As of earlier this year, the value of the materials it is expected to sell to Traxys was $300 million a year, notes Morgan Stanley.
Li-Cycle is building a network of spokes and hubs across the country to extract key materials near suppliers’ manufacturing facilities. Li-Cycle’s facilities can now process 10,000 tons of material a year, or enough to create the material to power an estimated 20,000 electric vehicles.
Morgan Stanley analyst Adam Jonas estimates that Li-Cycle has a 30% market share in North America, based on the amount of material it recycles.
The company also intends to expand overseas, where the market opportunity is even larger than in the U.S.
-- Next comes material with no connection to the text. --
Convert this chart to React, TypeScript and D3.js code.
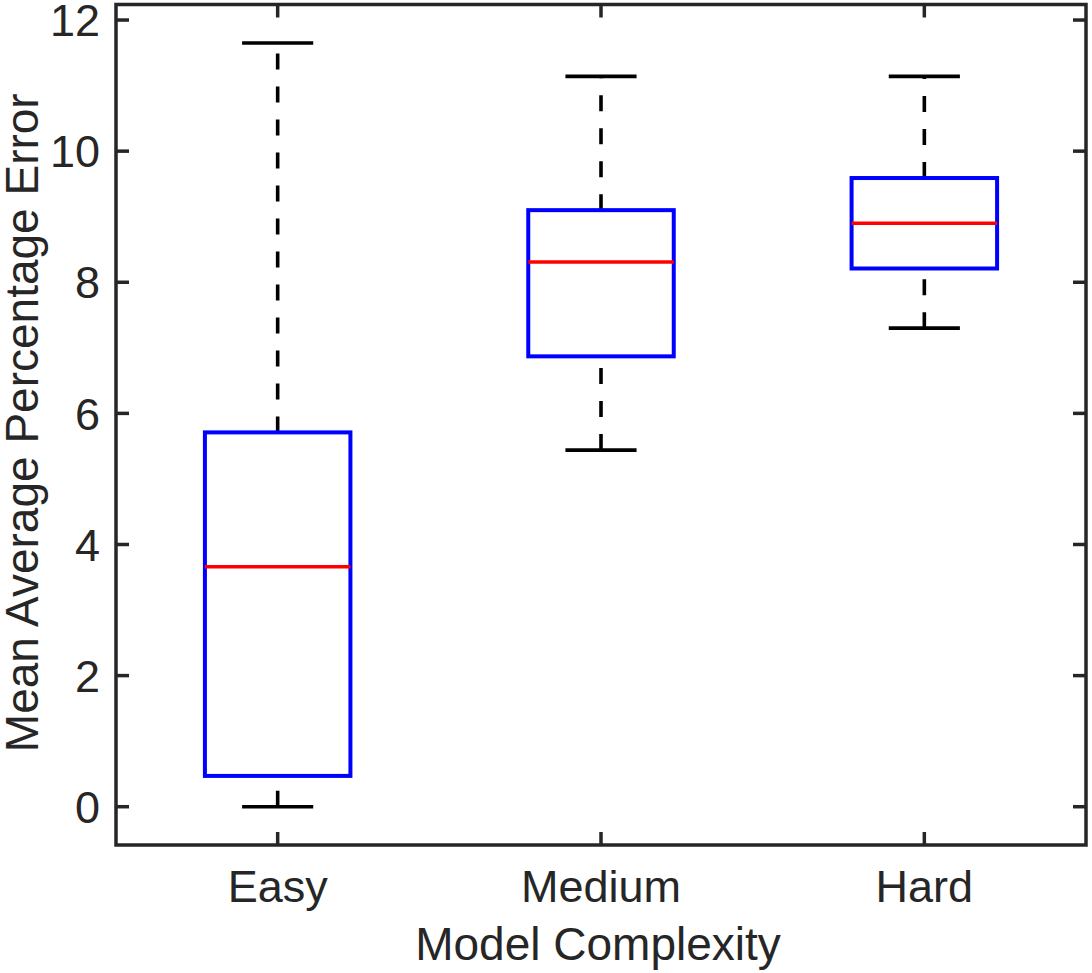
import React from 'react';
import * as d3 from 'd3';

// Box plot summary for each model complexity level
const categories = ['Easy', 'Medium', 'Hard'];
const lowerWhisker = [0.0, 5.44, 7.3];
const q1 = [0.47, 6.87, 8.21];
const median = [3.66, 8.31, 8.9];
const q3 = [5.71, 9.1, 9.59];
const upperWhisker = [11.65, 11.14, 11.14];
const yTicks = [0, 2, 4, 6, 8, 10, 12];

const W = 1092;
const H = 973;
const left = 116;
const right = 1086;
const top = 4.5;
const bottom = 845;

const axisColor = '#262626';
const font = '"Liberation Sans", Arial, Helvetica, sans-serif';
const tickFontSize = 45;
const labelFontSize = 46;

export default function App() {
  const x = d3.scaleLinear().domain([0.5, 3.5]).range([left, right]);
  const y = d3.scaleLinear().domain([-0.584, 12.237]).range([bottom, top]);
  const boxHalf = 0.225;
  const capHalf = 0.11;
  const tickLen = 13;
  const lw = 3.6;

  return (
    <svg
      width={W}
      height={H}
      style={{ position: 'absolute', left: 0, top: 0, display: 'block', background: '#fff' }}
    >
      <rect x={0} y={0} width={W} height={H} fill="#fff" />
      {categories.map((c, i) => {
        const cx = x(i + 1);
        return (
          <g key={c}>
            {/* whiskers, drawn from the lower value toward the higher one */}
            <line
              x1={cx}
              x2={cx}
              y1={y(lowerWhisker[i])}
              y2={y(q1[i])}
              stroke="#000"
              strokeWidth={lw}
              strokeDasharray="16 17"
            />
            <line
              x1={cx}
              x2={cx}
              y1={y(q3[i])}
              y2={y(upperWhisker[i])}
              stroke="#000"
              strokeWidth={lw}
              strokeDasharray="16 17"
            />
            {/* whisker caps */}
            <line
              x1={x(i + 1 - capHalf)}
              x2={x(i + 1 + capHalf)}
              y1={y(lowerWhisker[i])}
              y2={y(lowerWhisker[i])}
              stroke="#000"
              strokeWidth={lw}
            />
            <line
              x1={x(i + 1 - capHalf)}
              x2={x(i + 1 + capHalf)}
              y1={y(upperWhisker[i])}
              y2={y(upperWhisker[i])}
              stroke="#000"
              strokeWidth={lw}
            />
            {/* interquartile box */}
            <rect
              x={x(i + 1 - boxHalf)}
              y={y(q3[i])}
              width={x(i + 1 + boxHalf) - x(i + 1 - boxHalf)}
              height={y(q1[i]) - y(q3[i])}
              fill="none"
              stroke="#0000ff"
              strokeWidth={4}
            />
            {/* median */}
            <line
              x1={x(i + 1 - boxHalf)}
              x2={x(i + 1 + boxHalf)}
              y1={y(median[i])}
              y2={y(median[i])}
              stroke="#ff0000"
              strokeWidth={lw}
            />
          </g>
        );
      })}

      {/* axes frame and ticks */}
      <g stroke={axisColor} strokeWidth={3.5} fill="none">
        <rect x={left} y={top} width={right - left} height={bottom - top} />
        {yTicks.map((t) => (
          <g key={t}>
            <line x1={left} x2={left + tickLen} y1={y(t)} y2={y(t)} />
            <line x1={right} x2={right - tickLen} y1={y(t)} y2={y(t)} />
          </g>
        ))}
        {categories.map((c, i) => (
          <g key={c}>
            <line x1={x(i + 1)} x2={x(i + 1)} y1={bottom} y2={bottom - tickLen} />
            <line x1={x(i + 1)} x2={x(i + 1)} y1={top} y2={top + tickLen} />
          </g>
        ))}
      </g>

      <g fill={axisColor} fontFamily={font}>
        {yTicks.map((t) => (
          <text key={t} x={100} y={y(t)} dy="0.36em" textAnchor="end" fontSize={tickFontSize}>
            {t}
          </text>
        ))}
        {categories.map((c, i) => (
          <text key={c} x={x(i + 1)} y={902} textAnchor="middle" fontSize={tickFontSize}>
            {c}
          </text>
        ))}
        <text x={(left + right) / 2 - 3} y={960} textAnchor="middle" fontSize={labelFontSize}>
          Model Complexity
        </text>
        <text
          transform={`translate(38, ${(top + bottom) / 2 - 2}) rotate(-90)`}
          textAnchor="middle"
          fontSize={labelFontSize}
        >
          Mean Average Percentage Error
        </text>
      </g>
    </svg>
  );
}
One factor that may be holding back the stock is that it will take time for battery recycling to ramp up. If Li-Cycle investors had to wait until old electric vehicles are sent to dumps for scrap, that would mean it could take a decade for profits to materialize. But Li-Cycle is already capitalizing on the industry’s growth.
For one thing, at least 5% to 10% of battery material is discarded in the process of building batteries, and Li-Cycle has deals to take that material and extract the key components.
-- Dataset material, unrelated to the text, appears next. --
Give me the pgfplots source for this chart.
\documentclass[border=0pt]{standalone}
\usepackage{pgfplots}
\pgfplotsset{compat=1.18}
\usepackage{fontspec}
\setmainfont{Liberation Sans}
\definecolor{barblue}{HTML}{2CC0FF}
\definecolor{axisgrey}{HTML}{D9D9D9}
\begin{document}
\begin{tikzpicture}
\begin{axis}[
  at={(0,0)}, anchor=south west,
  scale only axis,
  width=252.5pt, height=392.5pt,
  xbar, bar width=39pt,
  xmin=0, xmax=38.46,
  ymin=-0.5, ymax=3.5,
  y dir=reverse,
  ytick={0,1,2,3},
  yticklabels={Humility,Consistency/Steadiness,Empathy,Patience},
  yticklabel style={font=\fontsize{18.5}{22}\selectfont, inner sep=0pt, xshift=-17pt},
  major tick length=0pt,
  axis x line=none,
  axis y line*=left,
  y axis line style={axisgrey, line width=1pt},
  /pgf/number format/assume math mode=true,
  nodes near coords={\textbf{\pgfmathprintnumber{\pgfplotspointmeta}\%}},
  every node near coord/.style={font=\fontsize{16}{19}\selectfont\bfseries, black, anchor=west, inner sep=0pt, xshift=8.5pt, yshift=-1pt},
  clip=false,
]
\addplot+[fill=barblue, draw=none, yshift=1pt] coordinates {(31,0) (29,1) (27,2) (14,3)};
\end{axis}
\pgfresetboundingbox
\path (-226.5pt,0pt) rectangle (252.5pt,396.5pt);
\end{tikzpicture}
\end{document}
It’s one reason that Ken Geren, chief investment officer of UBS O’Connor’s Environmental Focus Strategies, a hedge fund, owns the stock.
“I think the market assumes that there’s really no material earnings exposure until car batteries are recycled, which is maybe 10 years out in scale,” Geren says. “I think what’s misunderstood is that through the manufacturing process, which is growing rapidly today, their volumes will increase tremendously.”
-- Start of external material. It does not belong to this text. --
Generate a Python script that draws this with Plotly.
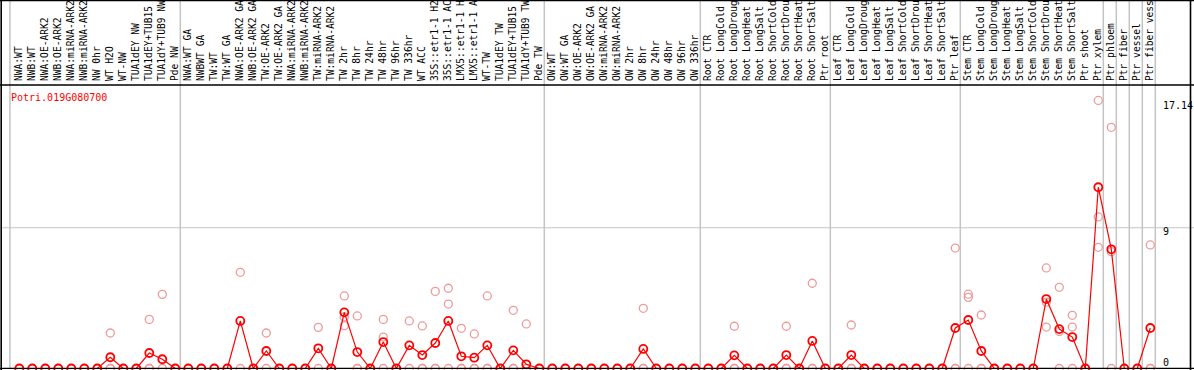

Electric-vehicle companies may also have to scrap batteries for other reasons. A GM recall involving the lithium-ion batteries in the Chevrolet Bolt, for instance, affects more than 140,000 vehicles.
Kochhar says he couldn’t discuss whether Li-Cycle is involved in recycling any of those batteries.
Just a few years ago, potential investors would tell Kochhar that he was launching too early, because this market wouldn’t exist for a decade.
Today, the industry is advancing at a pace that surprises even him.
“And we’re just getting started, right?” he says. “That’s the exciting thing.”